Environmental Justice Australia has released a report which says that Australian coal-fired power stations produce levels of toxic air pollution that would be illegal in the US, Europe and China. The report claims that local coal-fired power stations regularly exceed even the lax limits imposed on them in Australia with few or no consequences.

The study found that ten of the largest plants in New South Wales, Queensland and Victoria produce levels of  pollutants, such as sulfur dioxide, nitrogen oxides and particulates, which exceed international standards. The report says that 900,000 people live “dangerously close” to power stations which produce pollution capable of causing increased levels of asthma, respiratory illnesses and heart disease. People living further away can also be exposed because of prevailing winds. For example, 87% of Sydney’s sulfur dioxide pollution comes from five coal-fired power stations in the Hunter.
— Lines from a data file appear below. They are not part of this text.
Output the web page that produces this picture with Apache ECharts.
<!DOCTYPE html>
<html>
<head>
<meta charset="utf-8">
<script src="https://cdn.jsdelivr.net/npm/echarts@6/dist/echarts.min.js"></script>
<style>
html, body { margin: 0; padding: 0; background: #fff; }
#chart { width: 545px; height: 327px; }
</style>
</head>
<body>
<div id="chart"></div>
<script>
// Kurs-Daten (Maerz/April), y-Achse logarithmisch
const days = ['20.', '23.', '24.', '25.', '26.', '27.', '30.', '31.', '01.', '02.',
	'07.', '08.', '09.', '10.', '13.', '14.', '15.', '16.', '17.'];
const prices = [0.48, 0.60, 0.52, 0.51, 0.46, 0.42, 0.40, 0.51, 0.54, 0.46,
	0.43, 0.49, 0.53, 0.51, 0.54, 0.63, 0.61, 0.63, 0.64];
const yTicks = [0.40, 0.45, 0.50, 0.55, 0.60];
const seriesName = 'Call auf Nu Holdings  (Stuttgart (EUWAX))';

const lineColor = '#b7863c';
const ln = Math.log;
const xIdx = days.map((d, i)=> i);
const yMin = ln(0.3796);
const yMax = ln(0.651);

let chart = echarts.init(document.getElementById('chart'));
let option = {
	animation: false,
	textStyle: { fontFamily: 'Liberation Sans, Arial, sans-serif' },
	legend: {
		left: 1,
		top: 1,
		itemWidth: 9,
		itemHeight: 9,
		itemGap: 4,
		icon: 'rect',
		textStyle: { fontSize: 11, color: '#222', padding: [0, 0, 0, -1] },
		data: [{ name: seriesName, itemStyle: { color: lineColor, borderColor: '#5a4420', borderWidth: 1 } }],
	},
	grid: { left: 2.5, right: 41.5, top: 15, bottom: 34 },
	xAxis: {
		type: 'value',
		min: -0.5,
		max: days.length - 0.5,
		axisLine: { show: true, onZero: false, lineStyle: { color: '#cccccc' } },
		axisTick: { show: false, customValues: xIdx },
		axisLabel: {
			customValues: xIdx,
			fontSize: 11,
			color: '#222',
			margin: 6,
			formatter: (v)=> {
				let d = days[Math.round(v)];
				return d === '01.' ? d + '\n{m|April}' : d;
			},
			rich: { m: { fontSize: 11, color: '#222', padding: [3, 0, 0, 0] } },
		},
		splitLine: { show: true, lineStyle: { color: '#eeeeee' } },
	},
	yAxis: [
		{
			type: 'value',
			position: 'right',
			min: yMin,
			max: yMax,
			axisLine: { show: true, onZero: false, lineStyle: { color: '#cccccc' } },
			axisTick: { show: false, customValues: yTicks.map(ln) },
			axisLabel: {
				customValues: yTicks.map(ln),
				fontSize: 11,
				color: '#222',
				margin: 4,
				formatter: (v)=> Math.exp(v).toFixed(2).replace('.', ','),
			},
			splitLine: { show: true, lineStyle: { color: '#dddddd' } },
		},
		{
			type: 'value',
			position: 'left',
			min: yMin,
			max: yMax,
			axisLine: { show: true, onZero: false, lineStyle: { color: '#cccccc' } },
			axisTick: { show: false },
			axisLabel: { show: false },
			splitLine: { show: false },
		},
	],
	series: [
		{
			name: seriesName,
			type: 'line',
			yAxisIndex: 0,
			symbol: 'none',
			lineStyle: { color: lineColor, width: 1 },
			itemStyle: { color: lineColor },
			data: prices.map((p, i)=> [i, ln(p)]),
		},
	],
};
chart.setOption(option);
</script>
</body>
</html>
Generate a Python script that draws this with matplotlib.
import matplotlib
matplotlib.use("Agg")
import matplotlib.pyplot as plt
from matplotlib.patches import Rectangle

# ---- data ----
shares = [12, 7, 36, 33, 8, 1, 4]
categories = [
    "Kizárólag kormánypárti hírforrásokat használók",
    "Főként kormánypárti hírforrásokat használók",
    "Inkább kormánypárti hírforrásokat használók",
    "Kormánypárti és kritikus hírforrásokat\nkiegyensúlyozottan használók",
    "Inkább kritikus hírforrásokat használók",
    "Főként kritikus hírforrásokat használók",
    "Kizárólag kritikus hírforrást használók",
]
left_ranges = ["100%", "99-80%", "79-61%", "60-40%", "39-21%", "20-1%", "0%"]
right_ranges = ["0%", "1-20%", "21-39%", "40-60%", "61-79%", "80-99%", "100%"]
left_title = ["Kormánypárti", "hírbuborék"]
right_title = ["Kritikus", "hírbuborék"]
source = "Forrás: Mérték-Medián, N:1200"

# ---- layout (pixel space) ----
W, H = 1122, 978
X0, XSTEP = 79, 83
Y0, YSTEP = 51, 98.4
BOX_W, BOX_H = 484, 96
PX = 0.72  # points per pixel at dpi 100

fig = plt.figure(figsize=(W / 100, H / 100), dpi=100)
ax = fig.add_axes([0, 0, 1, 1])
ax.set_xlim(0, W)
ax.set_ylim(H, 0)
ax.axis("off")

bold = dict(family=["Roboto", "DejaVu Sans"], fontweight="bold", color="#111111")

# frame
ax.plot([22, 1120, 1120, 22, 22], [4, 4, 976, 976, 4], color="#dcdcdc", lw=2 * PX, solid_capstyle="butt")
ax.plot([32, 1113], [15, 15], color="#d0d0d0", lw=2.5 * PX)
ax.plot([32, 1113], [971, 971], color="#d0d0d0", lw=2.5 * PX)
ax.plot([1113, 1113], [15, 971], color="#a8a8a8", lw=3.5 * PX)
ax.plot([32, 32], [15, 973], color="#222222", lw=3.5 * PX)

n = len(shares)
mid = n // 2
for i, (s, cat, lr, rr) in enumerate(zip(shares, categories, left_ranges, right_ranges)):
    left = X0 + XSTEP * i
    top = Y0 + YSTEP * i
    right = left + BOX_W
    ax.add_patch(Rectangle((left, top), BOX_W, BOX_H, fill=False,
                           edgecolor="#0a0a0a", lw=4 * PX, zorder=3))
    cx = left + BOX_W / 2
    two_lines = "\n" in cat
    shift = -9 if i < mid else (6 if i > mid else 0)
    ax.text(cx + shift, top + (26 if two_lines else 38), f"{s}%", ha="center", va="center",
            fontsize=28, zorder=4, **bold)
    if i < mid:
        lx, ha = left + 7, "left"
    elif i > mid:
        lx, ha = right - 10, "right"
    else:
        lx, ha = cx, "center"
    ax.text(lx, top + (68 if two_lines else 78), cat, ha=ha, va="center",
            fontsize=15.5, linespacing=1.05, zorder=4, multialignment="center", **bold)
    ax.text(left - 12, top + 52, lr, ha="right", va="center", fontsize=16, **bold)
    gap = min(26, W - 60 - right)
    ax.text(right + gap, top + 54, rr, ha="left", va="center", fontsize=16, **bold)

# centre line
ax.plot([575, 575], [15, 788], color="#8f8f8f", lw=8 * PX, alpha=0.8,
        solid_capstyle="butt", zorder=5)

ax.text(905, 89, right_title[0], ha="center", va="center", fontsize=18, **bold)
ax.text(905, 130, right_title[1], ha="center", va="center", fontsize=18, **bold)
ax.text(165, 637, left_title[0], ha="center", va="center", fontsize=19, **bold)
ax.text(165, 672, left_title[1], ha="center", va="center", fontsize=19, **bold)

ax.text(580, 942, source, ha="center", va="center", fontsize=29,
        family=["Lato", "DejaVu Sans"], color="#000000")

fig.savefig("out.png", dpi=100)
Mercury emissions compared particularly badly. Coal-fired power is the second biggest Australian source of mercury, which accumulates in the environment, causing significant harm to people. Yet neither Queensland nor Victoria impose limits on emissions of mercury

The report also questions the reliability of emission levels claimed by the power plant operators.

For example, Eraring Power Station, which is Australia’s biggest, did not report having installed and pollution reduction equipment yet claimed to have cut its emissions of PM2.5 particulates by 60% even as its electricity generation output grew. Vales Point Power Station reported a similar big drop in particulate emissions while Mount Piper reported an amazing 90% drop between 2014 and 2015.

In Victoria, the Environment Protection Authority has been investigating Energy Australia’s Yallourn plant for “simplifying” its reports to show that it was operating within pollution limits even when it was not.